Lastmod dates must use W3C Datetime format (a subset of ISO 8601). Valid formats include: YYYY (2024), YYYY-MM (2024-03), YYYY-MM-DD (2024-03-15), and full datetime with timezone like 2024-03-15T10:30:00Z or 2024-03-15T10:30:00+02:00. Invalid dates are ignored by search engines.

Why must sitemap URLs be absolute?

The Sitemap protocol specification requires all URLs to be fully qualified (absolute), starting with http:// or https://. Relative URLs like /page or ../page are invalid and will be ignored by search engine crawlers. Always include the full domain in each URL entry.

What is HTTP/HTTPS protocol mixing?

Protocol mixing occurs when a sitemap contains both http:// and https:// URLs. Search engines treat these as different pages, which can cause duplicate content issues and split link equity. If your site uses HTTPS (recommended), all sitemap URLs should also use HTTPS.

Does this tool support sitemap index files?

Yes. The inspector supports both standard sitemaps (<urlset>) and sitemap index files (<sitemapindex>). For sitemap indexes, it extracts and validates the referenced sitemap URLs including their lastmod dates.

Is my sitemap data sent to any server?

No. All inspection happens entirely in your browser using the native DOMParser API. Your sitemap content — which reveals your site structure and all indexed URLs — never leaves your device. No data is stored, logged, or transmitted.

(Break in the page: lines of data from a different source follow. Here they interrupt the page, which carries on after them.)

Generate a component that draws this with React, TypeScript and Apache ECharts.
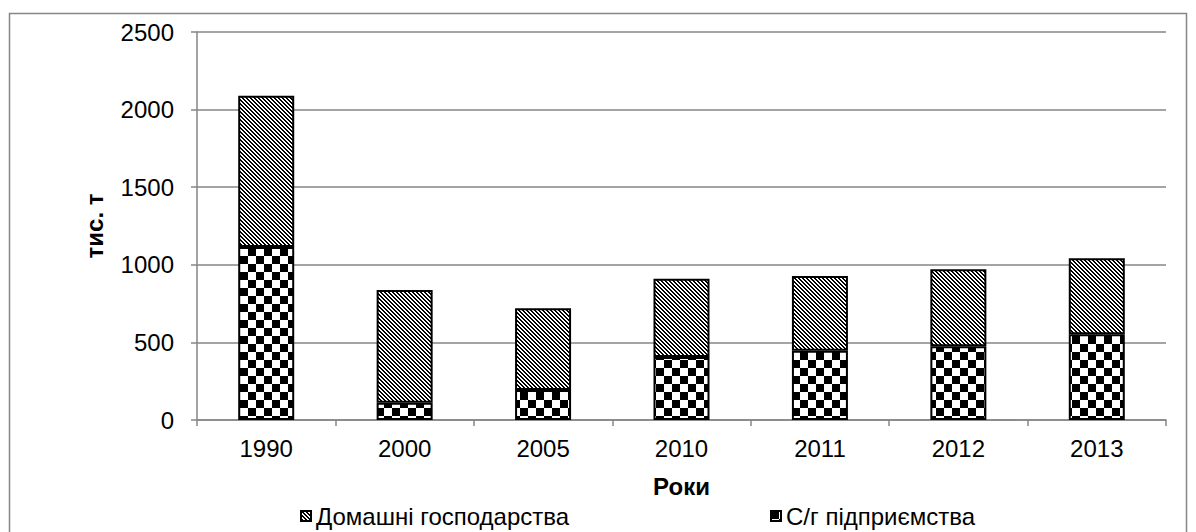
import React, { useEffect, useRef } from "react";
import * as echarts from "echarts";

const years = ["1990", "2000", "2005", "2010", "2011", "2012", "2013"];
const enterprises = [1115, 111, 193, 406, 447, 475, 552];
const households = [975, 727, 527, 504, 481, 496, 490];
const seriesNames = ["Домашні господарства", "С/г підприємства"];
const yTicks = { min: 0, max: 2500, interval: 500 };

function makeChecker(): HTMLCanvasElement {
  const c = document.createElement("canvas");
  const s = 8;
  c.width = s * 2;
  c.height = s * 2;
  const ctx = c.getContext("2d")!;
  ctx.fillStyle = "#ffffff";
  ctx.fillRect(0, 0, s * 2, s * 2);
  ctx.fillStyle = "#000000";
  ctx.fillRect(0, 0, s, s);
  ctx.fillRect(s, s, s, s);
  return c;
}

function makeStripes(): HTMLCanvasElement {
  const c = document.createElement("canvas");
  const n = 4;
  c.width = n;
  c.height = n;
  const ctx = c.getContext("2d")!;
  ctx.fillStyle = "#ffffff";
  ctx.fillRect(0, 0, n, n);
  ctx.fillStyle = "#000000";
  for (let y = 0; y < n; y++) {
    for (let x = 0; x < n; x++) {
      if ((x - y + 2 * n) % n < 2) ctx.fillRect(x, y, 1, 1);
    }
  }
  return c;
}

export default function App() {
  const ref = useRef<HTMLDivElement>(null);
  useEffect(() => {
    if (!ref.current) return;
    const chart = echarts.init(ref.current, undefined, { renderer: "svg" });
    const checker = makeChecker();
    const stripes = makeStripes();
    const font = "'Liberation Sans', Arial, sans-serif";
    const legendText = { fontSize: 24, fontFamily: font, color: "#000" };
    chart.setOption({
      animation: false,
      backgroundColor: "#ffffff",
      textStyle: { fontFamily: font, color: "#000" },
      graphic: [
        {
          type: "rect",
          shape: { x: 9.5, y: 13.5, width: 1177, height: 530 },
          style: { fill: "none", stroke: "#868686", lineWidth: 1.5 },
          silent: true,
        },
      ],
      grid: { left: 197, right: 30, top: 32, bottom: 112 },
      legend: [
        {
          data: [seriesNames[0]],
          left: 300,
          top: 504,
          padding: 0,
          icon: "rect",
          itemWidth: 10,
          itemHeight: 10,
          itemGap: 0,
          textStyle: legendText,
        },
        {
          data: [seriesNames[1]],
          left: 770,
          top: 504,
          padding: 0,
          icon: "rect",
          itemWidth: 10,
          itemHeight: 10,
          itemGap: 0,
          textStyle: legendText,
        },
      ],
      xAxis: {
        type: "category",
        data: years,
        name: "Роки",
        nameLocation: "middle",
        nameGap: 54,
        nameTextStyle: { fontSize: 24, fontWeight: "bold", fontFamily: font, color: "#000" },
        axisLine: { lineStyle: { color: "#868686", width: 1.5 } },
        axisTick: { show: true, length: 6, alignWithLabel: false, lineStyle: { color: "#868686", width: 1.5 } },
        axisLabel: { fontSize: 24, color: "#000", margin: 16, fontFamily: font },
      },
      yAxis: {
        type: "value",
        min: yTicks.min,
        max: yTicks.max,
        interval: yTicks.interval,
        name: "тис. т",
        nameLocation: "middle",
        nameRotate: 90,
        nameGap: 91,
        nameTextStyle: { fontSize: 24, fontWeight: "bold", fontFamily: font, color: "#000" },
        axisLine: { show: true, lineStyle: { color: "#868686", width: 1.5 } },
        axisTick: { show: true, length: 6, lineStyle: { color: "#868686", width: 1.5 } },
        axisLabel: {
          fontSize: 24,
          color: "#000",
          margin: 23,
          fontFamily: font,
          formatter: (v: number) => String(v),
        },
        splitLine: { show: true, lineStyle: { color: "#868686", width: 1.5 } },
      },
      series: [
        {
          name: seriesNames[1],
          type: "bar",
          stack: "total",
          barWidth: 56,
          data: enterprises,
          itemStyle: {
            color: { image: checker, repeat: "repeat" },
            borderColor: "#000",
            borderWidth: 2,
          },
        },
        {
          name: seriesNames[0],
          type: "bar",
          stack: "total",
          barWidth: 56,
          data: households,
          itemStyle: {
            color: { image: stripes, repeat: "repeat" },
            borderColor: "#000",
            borderWidth: 2,
          },
        },
      ],
    });
    return () => chart.dispose();
  }, []);
  return (
    <div
      ref={ref}
      style={{ position: "fixed", left: 0, top: 0, width: 1196, height: 532 }}
    />
  );
}
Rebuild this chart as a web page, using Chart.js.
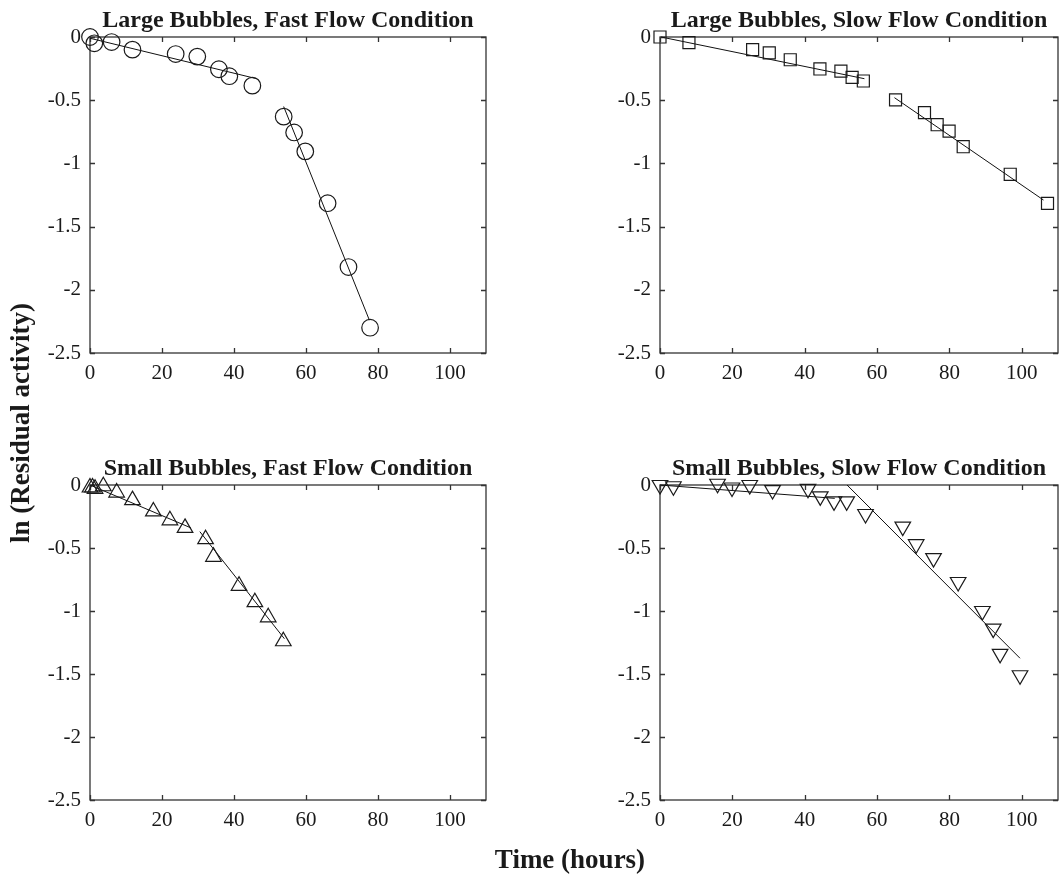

What is the maximum sitemap size I can inspect?

The inspector can handle sitemaps with thousands of URLs. However, very large sitemaps (over 50,000 URLs or 50MB) may cause the browser to slow down. The Sitemap protocol itself limits individual sitemap files to 50,000 URLs and 50MB uncompressed. Consider splitting large sitemaps using a sitemap index.